Social Behaviors for toddlers
Developmentally, toddlers aren’t ready for cooperative play yet. They still play alone or side-by-side with peers. They also watch what other children are doing, and learn from what they see and hear around them. But it’s never too early to model cooperation. 

Teachers know it’s important to give simple guidance to help toddlers interact, like asking a child to hand a toy to a friend or turn the pages of a book! 

toy rec blog image

Building blocks for preschoolers
Stack ‘em up and knock ‘em down! Blocks come in all shapes, sizes, textures, and types. Preschoolers love to make (and gleefully destroy) self-built structures of all kinds. 

Teachers love blocks because they help kids explore early STEM concepts as they analyze, plan, construct, shape, and adjust their creations. Kids engage in imaginative play as they plan what they want to build and bring it to life. And, if they’re building with friends, then blocks become cooperative toys too!

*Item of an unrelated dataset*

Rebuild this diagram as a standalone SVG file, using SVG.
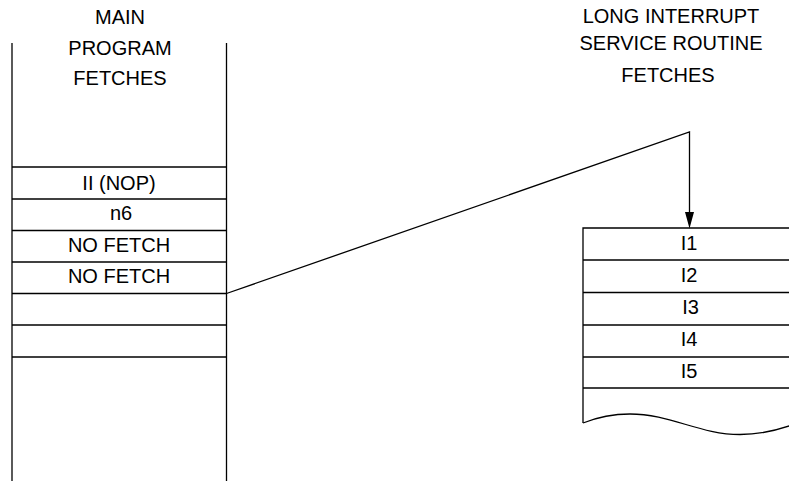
<svg xmlns="http://www.w3.org/2000/svg" width="789" height="481" viewBox="0 0 789 481">
<style>
.ln{stroke:#000;stroke-width:1.3;fill:none}
.t{font-family:"Liberation Sans",Arial,sans-serif;font-size:20px;fill:#000;text-anchor:middle}
</style>
<rect width="789" height="481" fill="#fff"/>
<g id="main-header">
<text class="t" x="120" y="24">MAIN</text>
<text class="t" x="120" y="55">PROGRAM</text>
<text class="t" x="120" y="85">FETCHES</text>
</g>
<g id="isr-header">
<text class="t" x="671" y="23">LONG INTERRUPT</text>
<text class="t" x="671" y="50">SERVICE ROUTINE</text>
<text class="t" x="668" y="82">FETCHES</text>
</g>
<g id="main-column">
<line class="ln" x1="12" y1="43" x2="12" y2="481"/>
<line class="ln" x1="226.5" y1="43" x2="226.5" y2="481"/>
<line class="ln" x1="12" y1="167" x2="226.5" y2="167"/>
<line class="ln" x1="12" y1="199" x2="226.5" y2="199"/>
<line class="ln" x1="12" y1="230.5" x2="226.5" y2="230.5"/>
<line class="ln" x1="12" y1="262" x2="226.5" y2="262"/>
<line class="ln" x1="12" y1="293.5" x2="226.5" y2="293.5"/>
<line class="ln" x1="12" y1="325" x2="226.5" y2="325"/>
<line class="ln" x1="12" y1="357" x2="226.5" y2="357"/>
</g>
<g id="main-rows">
<text class="t" x="119" y="190">II (NOP)</text>
<text class="t" x="121" y="220">n6</text>
<text class="t" x="119" y="252">NO FETCH</text>
<text class="t" x="119" y="283">NO FETCH</text>
</g>
<g id="isr-column">
<polyline class="ln" points="800,228 583,228 583,423"/>
<line class="ln" x1="583" y1="260" x2="800" y2="260"/>
<line class="ln" x1="583" y1="292.5" x2="800" y2="292.5"/>
<line class="ln" x1="583" y1="325" x2="800" y2="325"/>
<line class="ln" x1="583" y1="357" x2="800" y2="357"/>
<line class="ln" x1="583" y1="388" x2="800" y2="388"/>
<path class="ln" d="M583,423 C598,417 614,414 630,414 C670,414 700,434.5 740,434.5 C760,434.5 775,431 792,425"/>
<text class="t" x="689" y="250">I1</text>
<text class="t" x="689" y="282">I2</text>
<text class="t" x="690.5" y="314">I3</text>
<text class="t" x="689" y="346">I4</text>
<text class="t" x="689" y="378">I5</text>
</g>
<g id="connectors">
<polyline class="ln" points="226.5,293.5 689.5,132 689.5,214"/>
<polygon points="689.5,228.5 685,212 694,212" fill="#000"/>
</g>
</svg>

Board games for school agers
You can find an off-the-shelf game that addresses almost every academic category you can think of! Best of all, board games are a great way to bond as a family—so stock up and play together today! 

Teachers encourage kids of all ages to play board games. Board games help develop essential social-emotional and executive function skills like teamwork, sharing, and turn-taking, plus academic skills like math, literacy, and problem-solving. 

Still not sure which gifts your child will love the most? Ask their teacher for insight into which classroom toys your child returns to time and again!